2024-08-20 I'm Tired of Being Asked to Care About the Robot
So I played Norco recently. It was generally a nice game. Certainly beautiful and made with heart. I think it was a bit too scattershot and had too many moving pieces to properly coalesce together into a coherent whole. But it was fine. As I've let it sit, though, there's a particular scene that stands out. Or rather just something that happens in the story that I've seen a lot of recently. Without going into specifics, at one point a robot that you trusted betrays you. And then later we see their broken body and are expected to feel sad about it. And that fell flat for me, so I wanted to think through why.
I feel this has come up quite a lot recently in pop culture in some way. being asked to humanize and care for the robots, the AI, the hosts, the whatever we're gonna call it in this particular fictional world. And to be honest, I think I'm done with that theme. It's not that I don't think it can be done well or anything. It's just that it's boring. What, at the end of the day, are we being asked to do? Essentially, feel empathy. And that's the beginning and end of it. Just feel a vague sense of empathy for a human-shaped piece of driftwood. I'm not the kind of person that wholesale dismisses the idea of singularity. I'm not saying fuck all the robots, kick em as they pass, they're not real people and they can never be. I'm perfectly open to the idea that technology could progress to a point that we could create an artificial thing such that the difference between what it is doing and what we are doing is no longer a very meaningful question.

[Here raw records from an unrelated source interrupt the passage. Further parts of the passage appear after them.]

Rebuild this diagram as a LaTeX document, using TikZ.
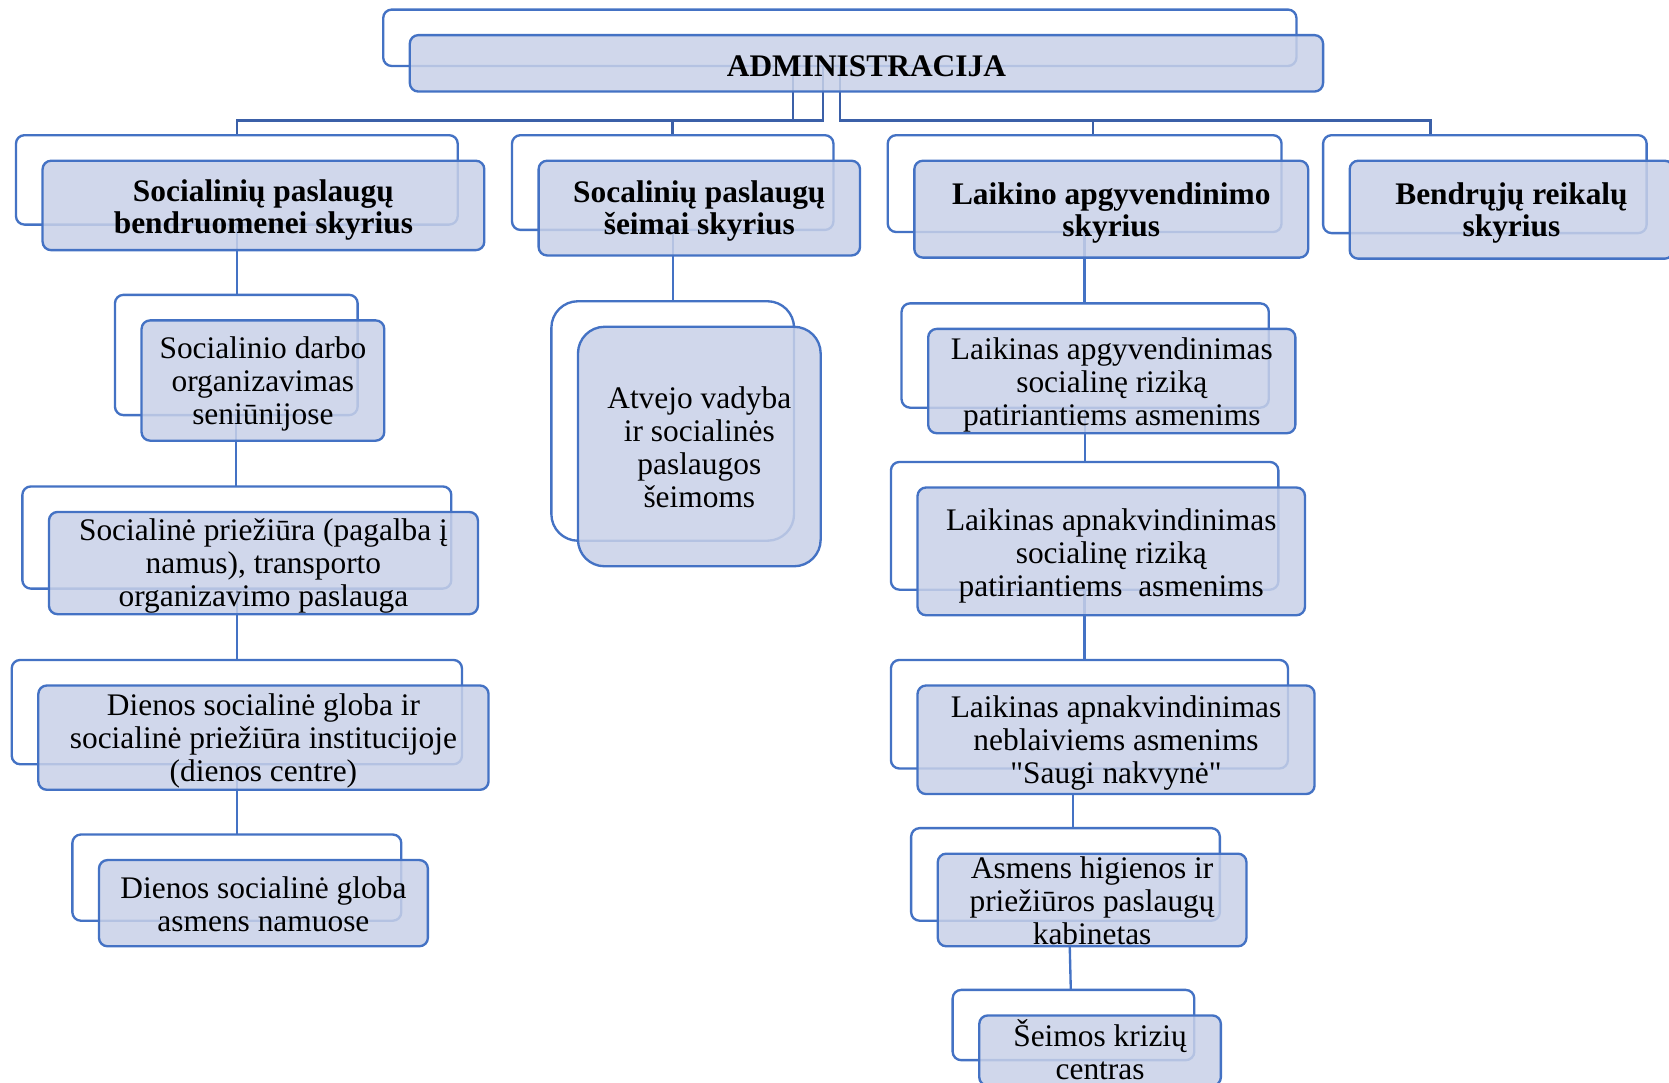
\documentclass[tikz,border=0pt]{standalone}
\usepackage{fontspec}
\setmainfont{Liberation Serif}
\newfontfamily\plainquote{Liberation Serif}
\usetikzlibrary{calc}
\definecolor{ln}{RGB}{68,114,196}
\definecolor{lndark}{RGB}{59,96,168}
\definecolor{fl}{RGB}{200,209,232}
\pgfdeclarelayer{bg}
\pgfsetlayers{bg,main}
\tikzset{
  backbox/.style={draw=ln, line width=2.2pt, fill=white, rounded corners=8pt, inner sep=0pt, outer sep=0pt},
  frontbox/.style={draw=ln, line width=2.2pt, fill=fl, fill opacity=0.85,
     rounded corners=8pt, inner sep=0pt, outer sep=0pt},
  boxtext/.style={align=center, inner sep=0pt, font=\fontsize{29.5}{31}\selectfont},
  titletext/.style={font=\fontsize{29.5}{30}\selectfont\bfseries},
  biground/.style={rounded corners=25pt},
  conn/.style={draw=ln, line width=2.2pt},
  topconn/.style={draw=lndark, line width=2.4pt},
}
% #1 box style, #2 name, #3 x1, #4 y1, #5 x2, #6 y2 (front box), #7 text style, #8 text shift, #9 text
\newcommand\orgbox[9]{%
  \node[backbox,#1,minimum width={#5-#3},minimum height={#6-#4}] (b#2) at ({(#3+#5)/2-25},{(#4+#6)/2-24}) {};
  \node[frontbox,#1,minimum width={#5-#3},minimum height={#6-#4}] (f#2) at ({(#3+#5)/2},{(#4+#6)/2}) {};
  \node[boxtext,#7] (t#2) at ({(#3+#5)/2},{(#4+#6)/2+#8}) {#9};
}
\newcommand\sq{{\plainquote"}}
\begin{document}
\begin{tikzpicture}[x=1pt,y=-1pt]
\useasboundingbox (0,0) rectangle (1568,1017);
\begin{pgfonlayer}{bg}
  \fill[white] (0,0) rectangle (1568,1017);
\end{pgfonlayer}

\orgbox{}{A}{385}{33}{1243}{86}{titletext}{3}{ADMINISTRACIJA}

\orgbox{}{c1}{40}{151}{455}{235}{titletext}{4}{Socialinių paslaugų\\bendruomenei skyrius}
\orgbox{}{c2}{506}{151}{808}{240}{titletext}{3}{Socalinių paslaugų\\šeimai skyrius}
\orgbox{}{c3}{859}{151}{1229}{242}{titletext}{4}{Laikino apgyvendinimo\\skyrius}
\orgbox{}{c4}{1268}{151}{1572}{243}{titletext}{3}{Bendrųjų reikalų\\skyrius}

\orgbox{}{s1a}{133}{301}{361}{414}{}{3.5}{Socialinio darbo\\organizavimas\\seniūnijose}
\orgbox{}{s1b}{46}{481}{449}{577}{}{3}{Socialinė priežiūra (pagalba į\\namus), transporto\\organizavimo paslauga}
\orgbox{}{s1c}{36}{644}{459}{742}{}{3}{Dienos socialinė globa ir\\socialinė priežiūra institucijoje\\(dienos centre)}
\orgbox{}{s1d}{93}{808}{402}{889}{}{1}{Dienos socialinė globa\\asmens namuose}

\orgbox{biground}{s2a}{543}{307}{771}{532}{}{1}{Atvejo vadyba\\ir socialinės\\paslaugos\\šeimoms}

\orgbox{}{s3a}{872}{309}{1217}{407}{}{3.5}{Laikinas apgyvendinimas\\socialinę riziką\\patiriantiems asmenims}
\orgbox{}{s3b}{862}{458}{1226}{578}{}{4}{Laikinas apnakvindinimas\\socialinę riziką\\patiriantiems\ \ asmenims}
\orgbox{}{s3c}{862}{644}{1235}{746}{}{3}{Laikinas apnakvindinimas\\neblaiviems asmenims\\\sq Saugi nakvynė\sq}
\orgbox{}{s3d}{881}{802}{1171}{889}{}{1}{Asmens higienos ir\\priežiūros paslaugų\\kabinetas}
\orgbox{}{s3e}{920}{954}{1147}{1020}{}{-1}{Šeimos krizių\\centras}

\begin{pgfonlayer}{bg}
  % administration to departments
  \draw[topconn] (bA.south -| 745,0) -- (745,113) -| (bc1.north);
  \draw[topconn] (bA.south -| 773,0) -- (773,113) -| (bc2.north);
  \draw[topconn] (bA.south -| 789,0) -- (789,113) -| (bc3.north -| 1027,0);
  \draw[topconn] (789,113) -| (bc4.north -| 1344,0);
  % first department
  \draw[conn] (bc1.south) -- (bc1.south |- bs1a.north);
  \draw[conn] (bs1a.south) -- (bs1a.south |- bs1b.north);
  \draw[conn] (bs1b.south) -- (bs1b.south |- bs1c.north);
  \draw[conn] (bs1c.south) -- (bs1c.south |- bs1d.north);
  % second department
  \draw[conn] (bc2.south) -- (bc2.south |- bs2a.north);
  % third department
  \draw[conn] (bc3.south) -- (bc3.south |- bs3a.north);
  \draw[conn] (bs3a.south) -- (bs3a.south |- bs3b.north);
  \draw[conn] (bs3b.south) -- (bs3b.south |- bs3c.north);
  \draw[conn] (fs3c.south -| 1008,0) -- (bs3d.north -| 1008,0);
  \draw[conn] (fs3d.south -| 1005,0) -- (bs3e.north -| 1006,0);
\end{pgfonlayer}
\end{tikzpicture}
\end{document}
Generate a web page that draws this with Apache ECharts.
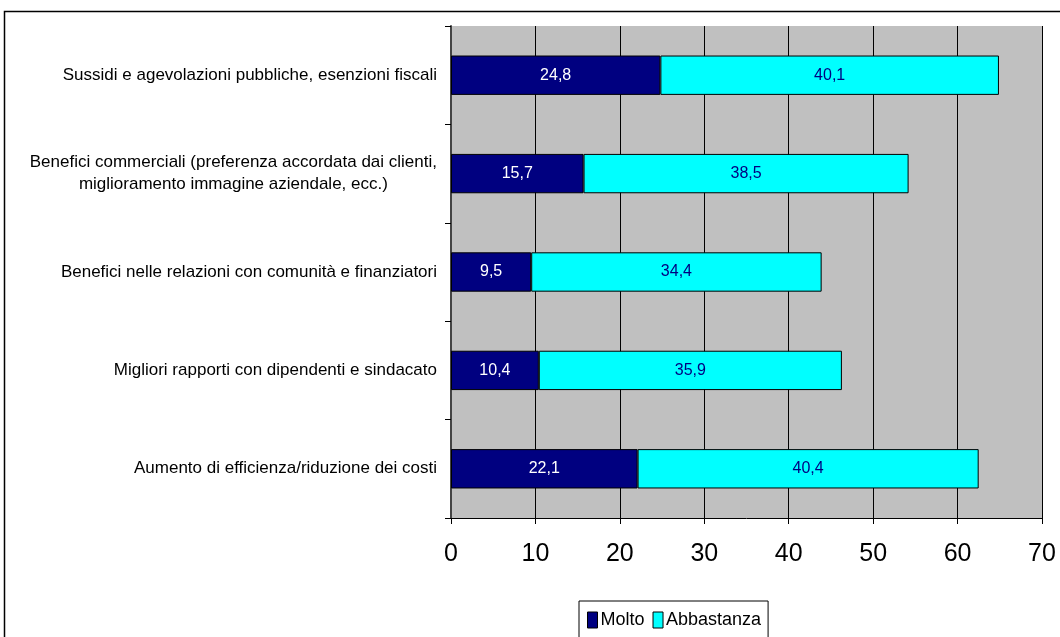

Rather, what I am saying is that in 99% of cases, the actual implementation of this theme is not done well and I don't really find it interesting in the first place when it is done well. I don't find it interesting because for me, I'm starting to see this theme as follows: "This rock is sad. It has a sad face on it. You should feel sad about the rock." There's just nothing going on there. What's being asked of me is "Feel empathy." The problem is that that is not a hard task. The issue is that it is an easy one. It's one of the most basic aspects of being human. "Exercising" that muscle on the sad rock isn't doing me any good. It feels like I'm being asked to draw a house as a child would, with a triangle sitting atop a square with a small rectangle in the middle for the front door. You can ask me to do that exercise a hundred times and I'm never going to become a better artist for it.
Feeling empathy for the robots is not difficult, it's too easy. And so I think it's boring. You see the theme crop up all the time. Westworld, Soma, Detroit Become Human, the aforementioned Norco. But, the robots are never portrayed as absolute bastards. We always have them as stock-standard humans with the very slight change of needing to be plugged into the wall overnight. And that's so boring! We can do better. If your work revolves around wanting the player to feel empathy, expect better of them. I know I'm very Disco Elysium-pilled, but I really want games held to a higher standard. Harry is a fuckup by all measurements, but you feel an intense sense of connection and empathy with him because you get to know him. So even when he falters, or when you learn of something horrendous he's done in the past, you grit your teeth and narrow your eyes. You look at him and go "Goddammit...". But you look at his attempts to get better and try to look past the bad. And you think "Well maybe he can...". You see the better parts of him and think maybe there's hope. That there's still time. I want more Harrys and fewer robots.